Aanleiding van dit stuk is dus een video van de BBC waar de archeologe Xeni Arapogianni, die de leiding heeft van de opgravingen in Thouria, iets vertelt over de bevindingen van haar team. Mijn uitwerkingen en aanvullingen zijn geboren uit enthousiasme en louter informatief bedoeld, dus niet als een serieuze bijdrage tot de academia. Daarvoor zou ik veel meer tijd moeten nemen en ook een betere toegang moeten krijgen tot de relevante literatuur, gedrukt en online. Die toegang is voor mensen zonder aanstelling helaas niet te betalen. Dat gezegd hebbende, steek ik van wal.
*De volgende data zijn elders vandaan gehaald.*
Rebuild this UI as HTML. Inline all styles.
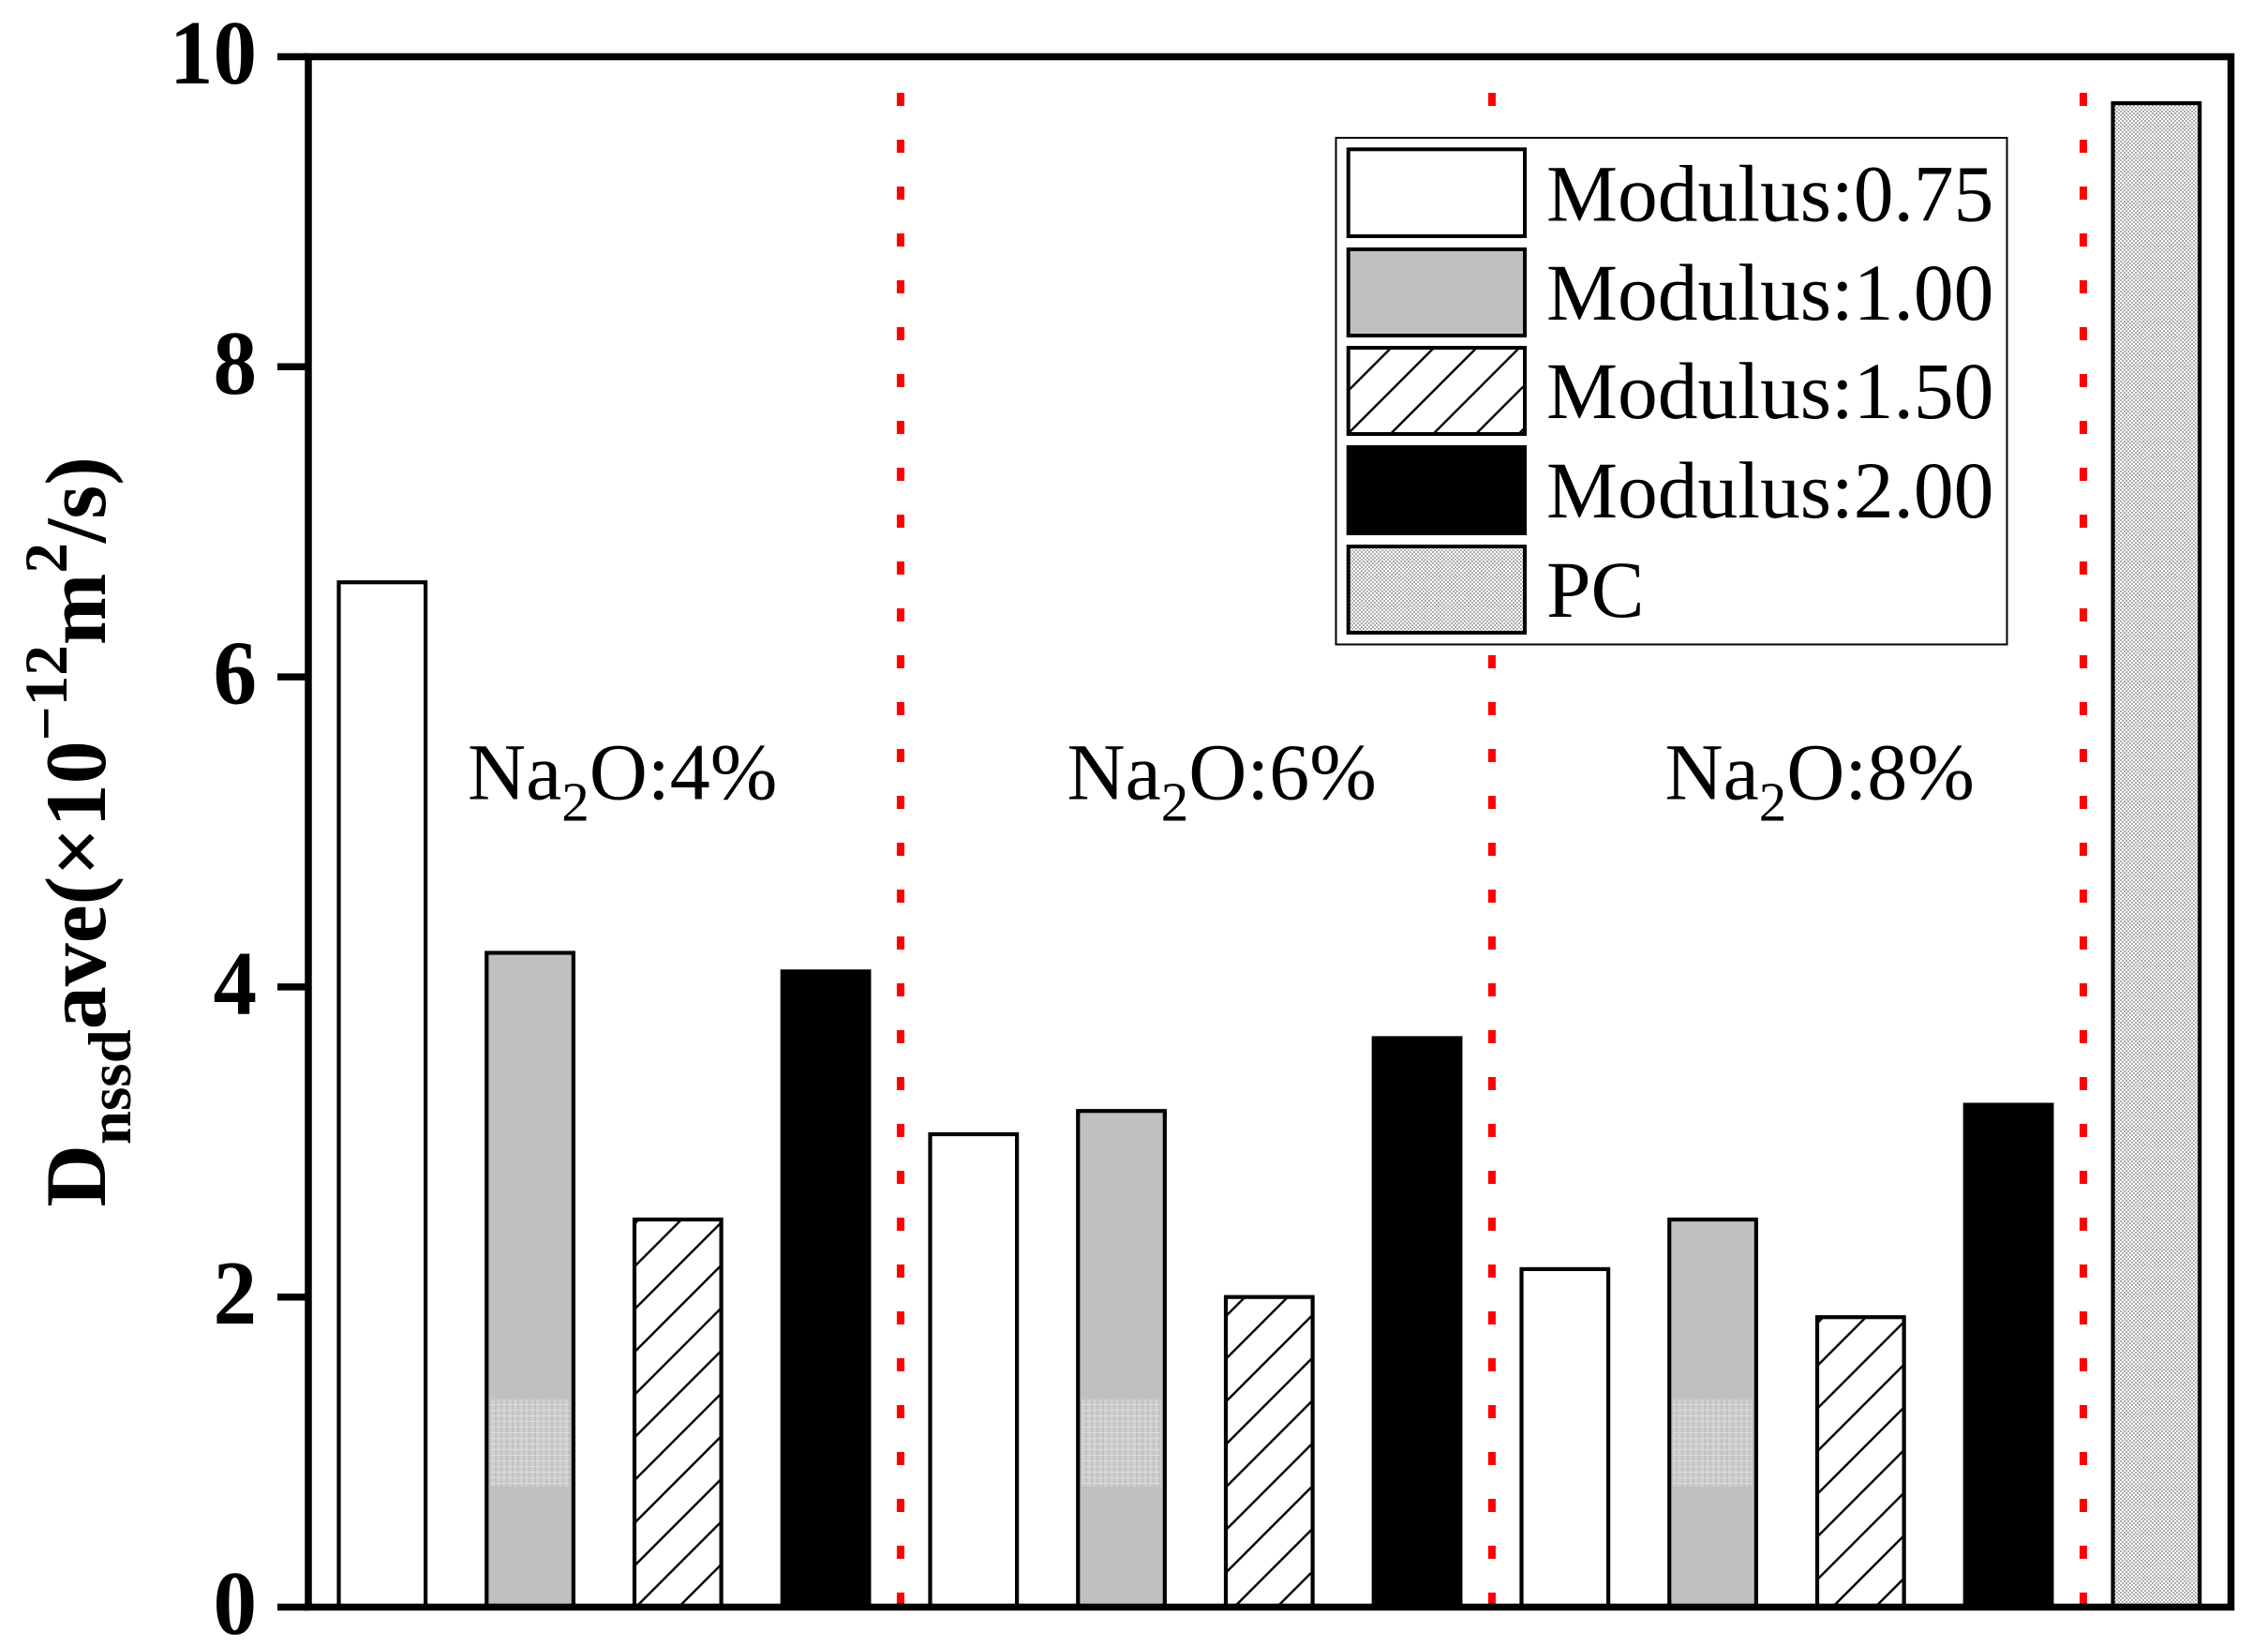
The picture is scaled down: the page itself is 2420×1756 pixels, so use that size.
<!DOCTYPE html>
<html lang="en">
<head>
<meta charset="utf-8">
<title>Dnssd ave bar chart</title>
<style>
html,body{margin:0;padding:0;background:#fff;width:2420px;height:1756px;overflow:hidden}
svg{display:block;font-family:"Liberation Serif",serif}
</style>
</head>
<body>
<svg id="chart" xmlns="http://www.w3.org/2000/svg" width="2420" height="1756" viewBox="0 0 2420 1756">
  <defs>
    <pattern id="hatch" patternUnits="userSpaceOnUse" x="21.8" y="0" width="45.6" height="45.6">
      <path d="M-2,2 L2,-2 M0,45.6 L45.6,0 M43.6,47.6 L47.6,43.6" stroke="#000" stroke-width="2.4" fill="none"/>
    </pattern>
    <pattern id="hatch-legend" patternUnits="userSpaceOnUse" x="31.4" y="0" width="45.6" height="45.6">
      <path d="M-2,2 L2,-2 M0,45.6 L45.6,0 M43.6,47.6 L47.6,43.6" stroke="#000" stroke-width="2.4" fill="none"/>
    </pattern>
    <pattern id="dither" patternUnits="userSpaceOnUse" width="4" height="4">
      <rect width="4" height="4" fill="#fff"/>
      <rect x="0" y="0" width="2" height="2" fill="#adadad"/>
      <rect x="2" y="2" width="2" height="2" fill="#adadad"/>
    </pattern>
    <pattern id="patch" patternUnits="userSpaceOnUse" width="6" height="6">
      <rect width="6" height="6" fill="#cfcfcf"/>
      <rect x="0" y="0" width="2" height="6" fill="#c0c0c0"/>
      <rect x="0" y="4" width="6" height="1" fill="#dcdcdc"/>
    </pattern>
  </defs>
  <rect width="2420" height="1756" fill="#fff"/>
  <g id="separators"></g>
  <g id="bars"></g>
  <g id="ticks"></g>
  <rect x="329" y="60.5" width="2051.5" height="1654" fill="none" stroke="#000" stroke-width="7.5"/>
  <text transform="translate(112,1287.6) rotate(-90)" font-size="92" font-weight="bold" fill="#000">D<tspan font-size="65" dy="27">nssd</tspan><tspan dy="-27">ave(×10</tspan><tspan font-size="65" dy="-41">−12</tspan><tspan dy="41">m</tspan><tspan font-size="65" dy="-41">2</tspan><tspan dy="41">/s)</tspan></text>
  <text x="499" y="852.7" font-size="86" fill="#000">Na<tspan font-size="59" dy="23">2</tspan><tspan dy="-23">O:4%</tspan></text>
  <text x="1138.5" y="852.7" font-size="86" fill="#000">Na<tspan font-size="59" dy="23">2</tspan><tspan dy="-23">O:6%</tspan></text>
  <text x="1776.5" y="852.7" font-size="86" fill="#000">Na<tspan font-size="59" dy="23">2</tspan><tspan dy="-23">O:8%</tspan></text>
  <g id="legend">
    <rect x="1425.5" y="147" width="716" height="540.5" fill="#fff" stroke="#000" stroke-width="2"/>
    <rect x="1438.7" y="159.3" width="188.3" height="92.7" fill="#fff" stroke="#000" stroke-width="4"/>
    <text x="1650" y="235.5" font-size="85.5" fill="#000">Modulus:0.75</text>
    <rect x="1438.7" y="266" width="188.3" height="92" fill="#c0c0c0" stroke="#000" stroke-width="4"/>
    <text x="1650" y="341" font-size="85.5" fill="#000">Modulus:1.00</text>
    <rect x="1438.7" y="371" width="188.3" height="92" fill="url(#hatch-legend)" stroke="#000" stroke-width="4"/>
    <text x="1650" y="446" font-size="85.5" fill="#000">Modulus:1.50</text>
    <rect x="1438.7" y="477" width="188.3" height="92" fill="#000" stroke="#000" stroke-width="4"/>
    <text x="1650" y="552" font-size="85.5" fill="#000">Modulus:2.00</text>
    <rect x="1438.7" y="583" width="188.3" height="92" fill="url(#dither)" stroke="#000" stroke-width="4"/>
    <text x="1650" y="658" font-size="85.5" fill="#000">PC</text>
  </g>
</svg>
<script>
const barLabels = ['4-0.75','4-1.00','4-1.50','4-2.00','6-0.75','6-1.00','6-1.50','6-2.00','8-0.75','8-1.00','8-1.50','8-2.00','PC'];
const barValues = [6.61,4.22,2.5,4.1,3.05,3.2,2.0,3.67,2.18,2.5,1.87,3.24,9.7];
const barKinds = ['open','gray','hatch','solid','open','gray','hatch','solid','open','gray','hatch','solid','pc'];
const tickValues = [0,2,4,6,8,10];
const separatorPositions = [3.5,7.5,11.5];
const patchRange = [0.78,1.34];

const NS = 'http://www.w3.org/2000/svg';
function yScale(v){ return 1714.5 - v * 165.4; }
function xLeft(i){ return 361.5 + i * 157.75; }
const BAR_W = 92.6;
const fills = {open:'#fff', gray:'#c0c0c0', hatch:'url(#hatch)', solid:'#000', pc:'url(#dither)'};

const barsG = document.getElementById('bars');
barValues.forEach(function(v,i){
  const r = document.createElementNS(NS,'rect');
  
  
  r.setAttribute('x', xLeft(i));
  r.setAttribute('y', yScale(v));
  r.setAttribute('width', BAR_W);
  r.setAttribute('height', yScale(0) - yScale(v));
  r.setAttribute('fill', fills[barKinds[i]]);
  r.setAttribute('stroke', '#000');
  r.setAttribute('stroke-width', '4.2');
  barsG.appendChild(r);
  if (barKinds[i] === 'gray') {
    const p = document.createElementNS(NS,'rect');
    
    
    p.setAttribute('x', xLeft(i) + 4);
    p.setAttribute('y', yScale(patchRange[1]));
    p.setAttribute('width', BAR_W - 8);
    p.setAttribute('height', yScale(patchRange[0]) - yScale(patchRange[1]));
    p.setAttribute('fill', 'url(#patch)');
    barsG.appendChild(p);
  }
});

const sepG = document.getElementById('separators');
separatorPositions.forEach(function(pos){
  const l = document.createElementNS(NS,'line');
  const x = xLeft(pos) + BAR_W / 2 + 1;
  
  
  l.setAttribute('x1', x);
  l.setAttribute('x2', x);
  l.setAttribute('y1', 99);
  l.setAttribute('y2', 1712);
  l.setAttribute('stroke', '#ff0000');
  l.setAttribute('stroke-width', '8');
  l.setAttribute('stroke-dasharray', '14 36');
  sepG.appendChild(l);
});

const ticksG = document.getElementById('ticks');
tickValues.forEach(function(t){
  const l = document.createElementNS(NS,'line');
  
  
  l.setAttribute('x1', 296);
  l.setAttribute('x2', 329);
  l.setAttribute('y1', yScale(t));
  l.setAttribute('y2', yScale(t));
  l.setAttribute('stroke', '#000');
  l.setAttribute('stroke-width', '7.5');
  ticksG.appendChild(l);
  const s = document.createElementNS(NS,'text');
  
  
  s.setAttribute('transform', 'translate(274,' + (yScale(t) + 28.5) + ') scale(0.95,1)');
  s.setAttribute('text-anchor', 'end');
  s.setAttribute('font-size', '98');
  s.setAttribute('font-weight', 'bold');
  s.setAttribute('fill', '#000');
  s.textContent = String(t);
  ticksG.appendChild(s);
});
</script>
</body>
</html>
Thouria lag in Messenië. Deze regio was reeds vroeg veroverd door de buren aan de overzijde van de bergketen Taygetos, de Lakedaimoniërs (ook: Lakoniërs, lees: de Spartanen), in de 8e eeuw v. Chr., en de meeste inwoners zijn sindsdien door hun overweldigende buren gereduceerd tot een absolute onderhorigheid. Deze zogenaamde “heloten” die aldus systematisch waren onderworpen aan alomvattende exploitatie en willekeur waren als het ware “staatsslaven” (Pausanias 3.20.6 “Lakedaimonioon douloi”; Strabo 8.5.4, “tropon tina demosioi douloi”, “staatsslaven, in zekere zin”, of liever “slaven van de burgerij”). Zij waren de gevangenen van de Spartanen die, op hun beurt en door eigen toedoen, ironisch genoeg daardoor zélf in gijzeling werden gehouden vanwege de dreiging die uitging van deze massa van onderdrukte buren (vanwaar ook het contrast met de latere Romeinen in Polybius Hist. 6.49.1). Het vermaarde militarisme van de Spartanen was, even door een korte bocht, daarvan het resultaat.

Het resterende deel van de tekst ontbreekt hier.